Bengal pauses hearings for ‘unmapped’ voters as officials flag software errors
Officials in West Bengal reviewed the Special Intensive Revision process. Then they hit the brakes. They paused hearings for voters that the central software marked as “unmapped.” The move came after officers spotted big gaps between digital data and the 2002 electoral roll.
Field teams checked the old rolls. They traced many voters and their family members. Yet, the software still showed “unmapped.” Officials warned of system-driven deletion. They said the notices came from the central portal. They also said local Electoral Registration Officers had no role in triggering those calls. Therefore, the CEO’s office paused all hearings for this category.
However, the pause covers only one slice. EROs can still probe “unmapped” voters after on-ground checks. They can also act on other cases that raise doubts.
The rules for the revision set a clear test. Every elector must link the family to the 2002 roll. People must map themselves or a relative to stay on the list. After the draft roll came out, authorities removed 58 lakh names for death, migration, or absence. Meanwhile, the software flagged about 31 lakh more as “unmapped.” Those voters received notices for personal hearings.

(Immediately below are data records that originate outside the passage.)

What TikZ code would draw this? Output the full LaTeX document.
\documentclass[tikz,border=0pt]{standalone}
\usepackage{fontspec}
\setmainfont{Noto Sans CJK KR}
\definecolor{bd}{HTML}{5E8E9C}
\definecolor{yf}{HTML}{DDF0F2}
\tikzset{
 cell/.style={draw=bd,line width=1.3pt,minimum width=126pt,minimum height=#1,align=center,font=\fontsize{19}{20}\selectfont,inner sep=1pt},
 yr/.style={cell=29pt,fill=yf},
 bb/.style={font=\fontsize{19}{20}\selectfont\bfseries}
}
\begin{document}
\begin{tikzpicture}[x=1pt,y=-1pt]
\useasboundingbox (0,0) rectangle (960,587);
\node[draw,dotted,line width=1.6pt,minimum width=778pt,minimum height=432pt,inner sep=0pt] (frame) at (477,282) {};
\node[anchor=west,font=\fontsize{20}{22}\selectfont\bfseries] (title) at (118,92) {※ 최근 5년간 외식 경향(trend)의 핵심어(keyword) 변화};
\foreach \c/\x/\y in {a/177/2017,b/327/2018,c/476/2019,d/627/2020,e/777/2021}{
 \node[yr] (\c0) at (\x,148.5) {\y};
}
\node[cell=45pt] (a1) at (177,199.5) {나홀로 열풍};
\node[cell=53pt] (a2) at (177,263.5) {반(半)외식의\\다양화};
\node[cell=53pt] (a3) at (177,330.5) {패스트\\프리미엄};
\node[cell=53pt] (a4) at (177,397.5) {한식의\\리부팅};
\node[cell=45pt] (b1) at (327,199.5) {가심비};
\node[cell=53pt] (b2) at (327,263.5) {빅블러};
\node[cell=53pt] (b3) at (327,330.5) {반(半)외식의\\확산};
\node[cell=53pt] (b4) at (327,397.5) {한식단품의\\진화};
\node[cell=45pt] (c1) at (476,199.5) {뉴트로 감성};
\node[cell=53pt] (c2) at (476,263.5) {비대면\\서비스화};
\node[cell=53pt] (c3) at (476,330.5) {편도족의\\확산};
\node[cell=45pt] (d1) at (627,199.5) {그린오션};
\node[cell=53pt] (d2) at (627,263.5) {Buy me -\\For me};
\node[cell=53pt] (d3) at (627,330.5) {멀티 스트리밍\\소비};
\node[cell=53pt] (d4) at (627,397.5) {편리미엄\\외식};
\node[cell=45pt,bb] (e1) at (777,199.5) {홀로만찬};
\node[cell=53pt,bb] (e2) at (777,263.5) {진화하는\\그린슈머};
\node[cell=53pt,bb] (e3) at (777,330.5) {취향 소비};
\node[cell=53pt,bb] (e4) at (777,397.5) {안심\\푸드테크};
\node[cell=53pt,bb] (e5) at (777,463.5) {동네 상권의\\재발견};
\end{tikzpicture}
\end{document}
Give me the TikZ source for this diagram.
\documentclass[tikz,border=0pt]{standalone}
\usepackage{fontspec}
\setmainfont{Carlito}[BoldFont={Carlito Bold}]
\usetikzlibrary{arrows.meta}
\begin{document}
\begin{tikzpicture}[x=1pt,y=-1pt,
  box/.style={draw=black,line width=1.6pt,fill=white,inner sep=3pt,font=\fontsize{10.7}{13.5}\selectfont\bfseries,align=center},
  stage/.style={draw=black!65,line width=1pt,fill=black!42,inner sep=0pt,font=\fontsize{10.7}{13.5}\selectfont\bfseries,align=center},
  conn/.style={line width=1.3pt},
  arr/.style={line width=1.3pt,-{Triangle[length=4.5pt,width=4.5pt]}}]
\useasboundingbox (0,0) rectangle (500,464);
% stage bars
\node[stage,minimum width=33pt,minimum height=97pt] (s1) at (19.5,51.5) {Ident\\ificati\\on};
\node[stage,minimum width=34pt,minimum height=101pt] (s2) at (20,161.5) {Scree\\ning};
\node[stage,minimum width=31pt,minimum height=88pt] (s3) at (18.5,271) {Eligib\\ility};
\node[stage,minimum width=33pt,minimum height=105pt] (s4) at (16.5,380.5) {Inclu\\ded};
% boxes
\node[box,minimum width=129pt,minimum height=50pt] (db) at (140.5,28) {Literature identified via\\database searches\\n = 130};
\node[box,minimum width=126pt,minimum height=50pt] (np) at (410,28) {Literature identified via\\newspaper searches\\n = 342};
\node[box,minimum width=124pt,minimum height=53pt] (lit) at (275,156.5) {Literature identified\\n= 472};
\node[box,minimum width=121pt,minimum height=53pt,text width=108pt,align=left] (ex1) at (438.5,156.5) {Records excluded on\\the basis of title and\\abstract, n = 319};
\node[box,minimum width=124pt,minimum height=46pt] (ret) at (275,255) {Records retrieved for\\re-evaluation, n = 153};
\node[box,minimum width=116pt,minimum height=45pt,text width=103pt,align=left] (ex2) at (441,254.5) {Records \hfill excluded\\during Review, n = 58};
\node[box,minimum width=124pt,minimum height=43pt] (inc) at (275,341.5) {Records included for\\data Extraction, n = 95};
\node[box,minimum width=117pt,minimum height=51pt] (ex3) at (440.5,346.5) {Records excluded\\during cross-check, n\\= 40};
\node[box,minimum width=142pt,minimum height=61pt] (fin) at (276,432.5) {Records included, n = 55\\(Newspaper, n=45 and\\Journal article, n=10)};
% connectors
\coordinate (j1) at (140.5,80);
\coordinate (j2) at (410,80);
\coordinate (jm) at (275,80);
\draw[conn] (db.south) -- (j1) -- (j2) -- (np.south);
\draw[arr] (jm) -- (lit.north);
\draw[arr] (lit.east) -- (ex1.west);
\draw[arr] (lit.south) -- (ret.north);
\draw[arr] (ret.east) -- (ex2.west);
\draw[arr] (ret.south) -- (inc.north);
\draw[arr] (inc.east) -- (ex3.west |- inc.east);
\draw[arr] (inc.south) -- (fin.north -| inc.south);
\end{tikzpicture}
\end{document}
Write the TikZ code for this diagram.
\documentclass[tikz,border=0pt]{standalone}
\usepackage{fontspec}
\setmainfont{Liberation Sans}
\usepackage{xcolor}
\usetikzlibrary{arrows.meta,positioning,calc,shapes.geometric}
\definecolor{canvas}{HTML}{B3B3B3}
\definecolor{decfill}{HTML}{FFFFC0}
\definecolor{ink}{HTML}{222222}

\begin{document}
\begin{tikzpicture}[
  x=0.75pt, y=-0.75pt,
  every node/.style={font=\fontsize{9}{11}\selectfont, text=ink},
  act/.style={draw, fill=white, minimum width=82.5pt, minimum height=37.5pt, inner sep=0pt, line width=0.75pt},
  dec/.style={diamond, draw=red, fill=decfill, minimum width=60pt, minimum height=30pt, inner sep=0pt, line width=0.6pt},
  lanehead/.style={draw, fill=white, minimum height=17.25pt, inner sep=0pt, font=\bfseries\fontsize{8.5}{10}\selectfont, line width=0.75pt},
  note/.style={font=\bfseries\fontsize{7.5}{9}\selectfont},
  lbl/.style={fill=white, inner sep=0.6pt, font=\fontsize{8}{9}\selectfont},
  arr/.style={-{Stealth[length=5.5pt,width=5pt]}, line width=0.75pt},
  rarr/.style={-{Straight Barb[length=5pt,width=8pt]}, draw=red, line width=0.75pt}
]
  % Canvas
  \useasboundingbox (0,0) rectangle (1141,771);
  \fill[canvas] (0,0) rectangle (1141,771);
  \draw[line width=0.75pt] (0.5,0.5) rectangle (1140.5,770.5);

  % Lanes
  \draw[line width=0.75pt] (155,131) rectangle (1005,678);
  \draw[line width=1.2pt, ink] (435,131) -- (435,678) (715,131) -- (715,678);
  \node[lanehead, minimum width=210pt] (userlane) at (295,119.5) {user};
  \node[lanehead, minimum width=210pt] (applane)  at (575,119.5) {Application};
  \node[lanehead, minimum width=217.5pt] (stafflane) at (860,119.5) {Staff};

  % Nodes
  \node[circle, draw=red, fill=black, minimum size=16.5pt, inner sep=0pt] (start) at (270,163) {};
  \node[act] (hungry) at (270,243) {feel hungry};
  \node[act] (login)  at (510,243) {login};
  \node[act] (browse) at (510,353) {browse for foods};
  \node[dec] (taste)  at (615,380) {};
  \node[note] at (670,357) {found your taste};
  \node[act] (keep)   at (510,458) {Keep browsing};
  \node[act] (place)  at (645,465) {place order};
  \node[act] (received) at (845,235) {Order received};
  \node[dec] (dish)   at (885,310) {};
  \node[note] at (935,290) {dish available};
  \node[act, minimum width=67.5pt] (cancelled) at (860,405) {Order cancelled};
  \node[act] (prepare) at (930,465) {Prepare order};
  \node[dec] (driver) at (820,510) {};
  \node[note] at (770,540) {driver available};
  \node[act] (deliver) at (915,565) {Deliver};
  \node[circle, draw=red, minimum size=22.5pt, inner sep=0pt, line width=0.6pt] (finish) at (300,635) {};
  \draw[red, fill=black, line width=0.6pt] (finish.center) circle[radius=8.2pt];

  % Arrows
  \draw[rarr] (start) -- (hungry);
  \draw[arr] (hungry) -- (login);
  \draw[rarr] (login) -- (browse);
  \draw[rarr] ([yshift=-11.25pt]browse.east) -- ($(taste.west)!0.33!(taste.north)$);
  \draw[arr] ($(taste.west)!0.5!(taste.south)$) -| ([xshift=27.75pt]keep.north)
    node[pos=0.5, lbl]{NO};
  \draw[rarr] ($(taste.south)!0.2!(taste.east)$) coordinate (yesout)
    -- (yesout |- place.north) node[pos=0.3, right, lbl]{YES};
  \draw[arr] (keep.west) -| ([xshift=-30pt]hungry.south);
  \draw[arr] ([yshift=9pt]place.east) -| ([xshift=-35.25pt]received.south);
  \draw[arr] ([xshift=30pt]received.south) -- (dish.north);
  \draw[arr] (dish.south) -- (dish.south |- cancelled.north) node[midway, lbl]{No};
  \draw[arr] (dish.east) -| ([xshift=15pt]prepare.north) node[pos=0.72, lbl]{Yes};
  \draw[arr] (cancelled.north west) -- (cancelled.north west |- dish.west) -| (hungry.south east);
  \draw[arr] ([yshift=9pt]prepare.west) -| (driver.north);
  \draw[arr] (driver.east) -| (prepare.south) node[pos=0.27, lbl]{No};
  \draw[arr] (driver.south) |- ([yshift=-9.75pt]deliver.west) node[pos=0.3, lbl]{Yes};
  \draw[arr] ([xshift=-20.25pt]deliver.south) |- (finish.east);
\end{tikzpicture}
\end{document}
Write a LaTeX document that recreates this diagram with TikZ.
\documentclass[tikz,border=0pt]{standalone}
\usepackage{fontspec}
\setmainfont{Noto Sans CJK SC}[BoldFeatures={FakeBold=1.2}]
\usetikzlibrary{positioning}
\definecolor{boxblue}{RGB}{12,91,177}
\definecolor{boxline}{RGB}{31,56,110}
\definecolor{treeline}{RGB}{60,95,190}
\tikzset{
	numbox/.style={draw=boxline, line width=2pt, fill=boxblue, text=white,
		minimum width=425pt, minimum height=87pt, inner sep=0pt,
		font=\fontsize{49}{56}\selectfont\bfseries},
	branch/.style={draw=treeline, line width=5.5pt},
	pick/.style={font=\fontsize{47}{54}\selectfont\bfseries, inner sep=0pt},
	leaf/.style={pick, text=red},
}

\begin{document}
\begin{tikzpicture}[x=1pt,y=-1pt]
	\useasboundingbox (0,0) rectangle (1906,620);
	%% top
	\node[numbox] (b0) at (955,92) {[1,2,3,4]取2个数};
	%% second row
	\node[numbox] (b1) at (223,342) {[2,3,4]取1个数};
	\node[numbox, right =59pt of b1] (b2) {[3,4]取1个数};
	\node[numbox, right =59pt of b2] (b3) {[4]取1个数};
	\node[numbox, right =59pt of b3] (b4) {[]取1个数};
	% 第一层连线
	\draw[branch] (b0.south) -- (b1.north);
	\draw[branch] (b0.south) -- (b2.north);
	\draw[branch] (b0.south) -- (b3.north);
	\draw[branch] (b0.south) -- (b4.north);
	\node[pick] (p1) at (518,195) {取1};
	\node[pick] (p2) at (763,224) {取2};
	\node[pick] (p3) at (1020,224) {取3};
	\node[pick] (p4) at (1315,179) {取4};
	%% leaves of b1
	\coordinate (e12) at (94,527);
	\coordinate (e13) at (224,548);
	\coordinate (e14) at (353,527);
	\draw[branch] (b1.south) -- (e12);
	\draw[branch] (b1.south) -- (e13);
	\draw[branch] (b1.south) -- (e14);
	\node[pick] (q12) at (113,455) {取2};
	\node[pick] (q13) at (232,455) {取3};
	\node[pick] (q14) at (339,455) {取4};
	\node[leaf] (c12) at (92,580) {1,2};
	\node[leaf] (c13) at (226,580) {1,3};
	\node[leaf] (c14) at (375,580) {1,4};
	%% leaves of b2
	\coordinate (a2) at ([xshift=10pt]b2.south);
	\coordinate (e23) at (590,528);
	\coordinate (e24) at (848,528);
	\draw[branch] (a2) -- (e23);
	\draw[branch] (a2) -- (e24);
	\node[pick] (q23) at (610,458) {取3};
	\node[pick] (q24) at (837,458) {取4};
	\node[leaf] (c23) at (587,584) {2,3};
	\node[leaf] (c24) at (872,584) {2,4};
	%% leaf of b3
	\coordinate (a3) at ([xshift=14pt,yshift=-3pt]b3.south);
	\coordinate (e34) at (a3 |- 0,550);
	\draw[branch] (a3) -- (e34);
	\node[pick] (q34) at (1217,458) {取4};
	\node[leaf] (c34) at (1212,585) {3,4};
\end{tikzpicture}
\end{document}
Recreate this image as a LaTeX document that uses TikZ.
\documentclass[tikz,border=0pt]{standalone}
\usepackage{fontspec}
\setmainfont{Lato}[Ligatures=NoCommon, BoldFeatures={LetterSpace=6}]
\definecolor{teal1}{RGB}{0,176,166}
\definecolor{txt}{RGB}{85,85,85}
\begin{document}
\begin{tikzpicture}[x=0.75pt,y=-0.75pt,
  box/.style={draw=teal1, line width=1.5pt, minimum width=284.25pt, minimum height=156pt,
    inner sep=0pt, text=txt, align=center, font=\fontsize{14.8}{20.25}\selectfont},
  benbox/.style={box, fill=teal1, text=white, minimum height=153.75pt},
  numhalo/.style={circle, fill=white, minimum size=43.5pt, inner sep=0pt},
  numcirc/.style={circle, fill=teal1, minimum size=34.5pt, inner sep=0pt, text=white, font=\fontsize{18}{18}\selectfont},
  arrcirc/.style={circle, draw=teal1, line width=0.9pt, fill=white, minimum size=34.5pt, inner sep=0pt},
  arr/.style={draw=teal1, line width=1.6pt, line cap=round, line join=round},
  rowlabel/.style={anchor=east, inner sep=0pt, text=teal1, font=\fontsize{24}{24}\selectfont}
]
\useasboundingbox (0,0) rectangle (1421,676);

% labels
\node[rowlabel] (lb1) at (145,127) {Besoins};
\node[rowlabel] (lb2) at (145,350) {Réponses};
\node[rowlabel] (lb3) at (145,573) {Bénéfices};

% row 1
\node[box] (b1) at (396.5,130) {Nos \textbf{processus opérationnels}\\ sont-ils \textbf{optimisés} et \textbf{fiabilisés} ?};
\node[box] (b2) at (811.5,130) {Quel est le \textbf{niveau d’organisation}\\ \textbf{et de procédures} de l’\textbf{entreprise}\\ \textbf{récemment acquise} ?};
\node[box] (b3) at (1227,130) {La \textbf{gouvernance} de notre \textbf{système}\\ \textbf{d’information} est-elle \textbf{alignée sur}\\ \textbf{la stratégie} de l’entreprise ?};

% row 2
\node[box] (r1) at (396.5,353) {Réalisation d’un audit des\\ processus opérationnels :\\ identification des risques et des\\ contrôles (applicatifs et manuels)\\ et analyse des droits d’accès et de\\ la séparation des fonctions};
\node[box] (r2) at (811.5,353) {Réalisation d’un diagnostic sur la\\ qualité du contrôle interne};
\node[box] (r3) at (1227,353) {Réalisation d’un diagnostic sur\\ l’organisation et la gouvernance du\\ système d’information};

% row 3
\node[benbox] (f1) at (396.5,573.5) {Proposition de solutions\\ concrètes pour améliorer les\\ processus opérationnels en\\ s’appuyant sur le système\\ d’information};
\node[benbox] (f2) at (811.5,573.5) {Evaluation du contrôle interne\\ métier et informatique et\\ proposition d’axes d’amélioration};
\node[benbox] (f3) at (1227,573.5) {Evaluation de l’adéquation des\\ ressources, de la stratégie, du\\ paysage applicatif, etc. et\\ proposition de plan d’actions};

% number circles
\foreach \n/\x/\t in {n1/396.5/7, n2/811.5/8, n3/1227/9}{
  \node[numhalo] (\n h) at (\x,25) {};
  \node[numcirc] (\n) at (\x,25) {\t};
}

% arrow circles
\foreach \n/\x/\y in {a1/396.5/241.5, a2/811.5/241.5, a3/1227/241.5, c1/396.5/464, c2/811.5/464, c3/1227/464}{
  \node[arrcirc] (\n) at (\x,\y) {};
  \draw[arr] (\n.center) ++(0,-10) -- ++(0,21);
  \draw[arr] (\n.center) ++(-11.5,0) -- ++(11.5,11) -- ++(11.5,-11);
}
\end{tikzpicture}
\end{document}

The hearing cycle began on December 27. Concern grew fast. State service officers wrote to the CEO. They warned against mass deletion without the statutory judgment of the ERO. They cited the Representation of the People Act. The law gives the ERO the power to question eligibility and call a hearing. The ruling TMC then submitted its objections and demanded clarity.
By Saturday evening, the Additional CEO stepped in. He told district officials to stop calling voters from the “unmapped” list that still appear in the 2002 hard copy. He explained the glitch. The 2002 roll exists in PDF. The conversion to CSV remains incomplete. The BLO App, therefore, fails to fetch links for thousands of names. Yet, those names appear in the certified hard copy on the CEO’s website.
The CEO’s office sought a fix. The team asked the Commission to let BLOs and EROs upload authentic pages from the 2002 roll. That step can create correct links and save legitimate voters. Until then, EROs will hold the notices and avoid serving them. They will verify each case, upload documents, and close the files. BLOs will also visit homes, click photographs with voters, and add proof.
Still, the overall hearing process continues. Officials will proceed for people who already received notices. They will close those hearings once citizens appear. For those who never received notices, the calls stop for now.
Sources expect relief for many voters in this “not mapped” bucket. They also note earlier examples. During Bihar’s revision, authorities explained almost every deletion after scrutiny.
Now, Bengal officials want the same caution. They seek clear jurisdiction. They want technology to support, not override, due process. For the moment, they will verify first. Then they will decide. And they will try to protect every valid vote while they clean the rolls.